There are few places I've been as to which opinions diverge as widely as Nihonryori RyuGin, the Tokyo restaurant of Chef Seiji Yamamoto. It holds three Michelin stars and, for whatever it's worth, has recently made a rapid climb up the S. Pellegrino "50 Best Restaurants" list.[1] More important to me, several folks whose opinions I've come to trust had spoken of great meals there.[2] And yet other reports – including more recent visits from some of those same people – ranged from indifferent to disappointed.

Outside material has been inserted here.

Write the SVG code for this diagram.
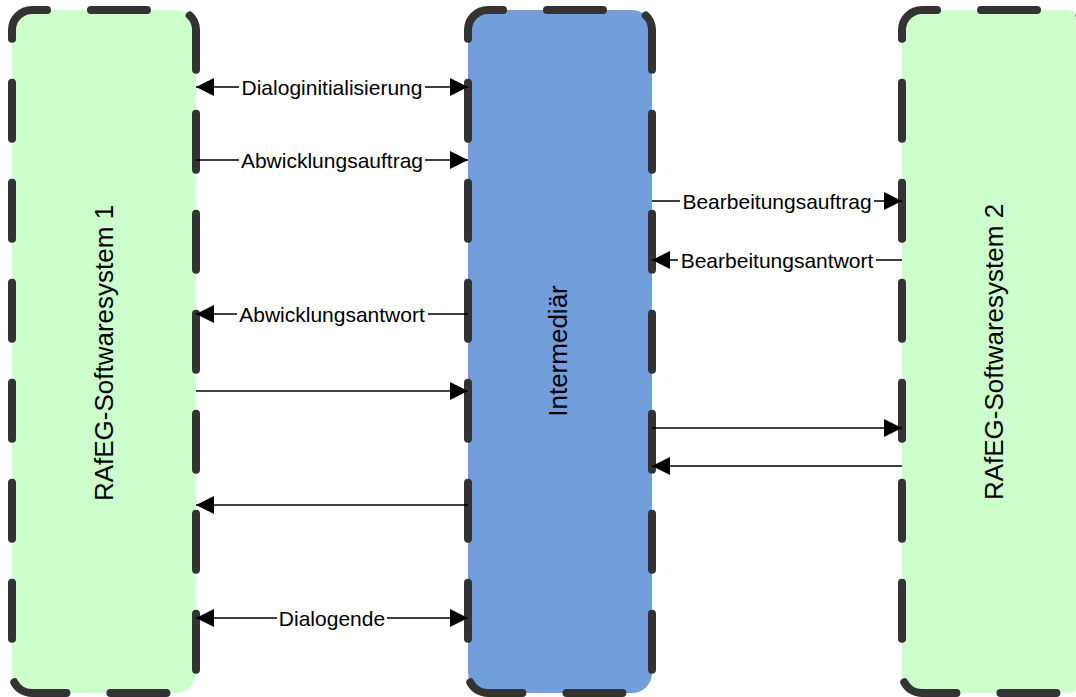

I can't speak to anyone's experience but my own. And even then, there are few culinary genres as to which I feel less qualified to opine than kaiseki, which lies at the foundation of RyuGin's style, and which for me was unexplored territory prior to this meal.[3] So take it for whatever it's worth: I found RyuGin to be a beautiful, well-executed and fully realized dining experience.

My admittedly naive understanding of kaiseki includes at least a few components: a strong focus on seasonality; a somewhat regimented procession of courses that feature a variety of cooking methods; and layers of symbolism – in the ingredients, the presentations, and even the plates themselves. As a meal that endeavors to tell a story of the season, this centuries-old tradition has uncanny similarities to what's lately been labeled the "New Nordic" school of cooking.

Though RyuGin has a reputation as being in the thrall of the "modernists," its style seems to have become more, rather than less, traditional over the past few years. Chef Yamamoto is familiar with the latest techniques and gadgetry, but for the most part, they seemed to stay in the kitchen and were virtually invisible on the plate. Rather, the meal unfolded as a meditation on Japanese ingredients, seasons, and flavors.

(You can see all my pictures in this Nihonryori RyuGin flickr set).




The attention to both elegance and craft is on display even before any food arrives, as the server offers a choice of beautiful Edo Kiriko sake cups for each diner to select.[4] Sake is decanted into a cut crystal carafe, nestled in a matching bowl filled with crushed ice. The coaster is emblazoned with a dragon, a motif that makes several appearances around the restaurant.[5]


The menu is wordy. This is a dinner with a "title," "Plating the Prodigality of Japanese Nature," and this first course is described as "Beginning with a variety of Sensations ... Seasonality, Aroma, Temperature, Texture and Assemblage."[6] But despite the verbosity, the dish is actually beautifully simple: a selection of seasonal vegetables, accompanied by a warm turnip soup garnished with a tongue of uni. It being February, the greenery consists mostly of tiny little buds and stems, what I believe the Japanese call "sansai" or "mountain vegetables," their compelling bitterness offset by a creamy pine nut dressing.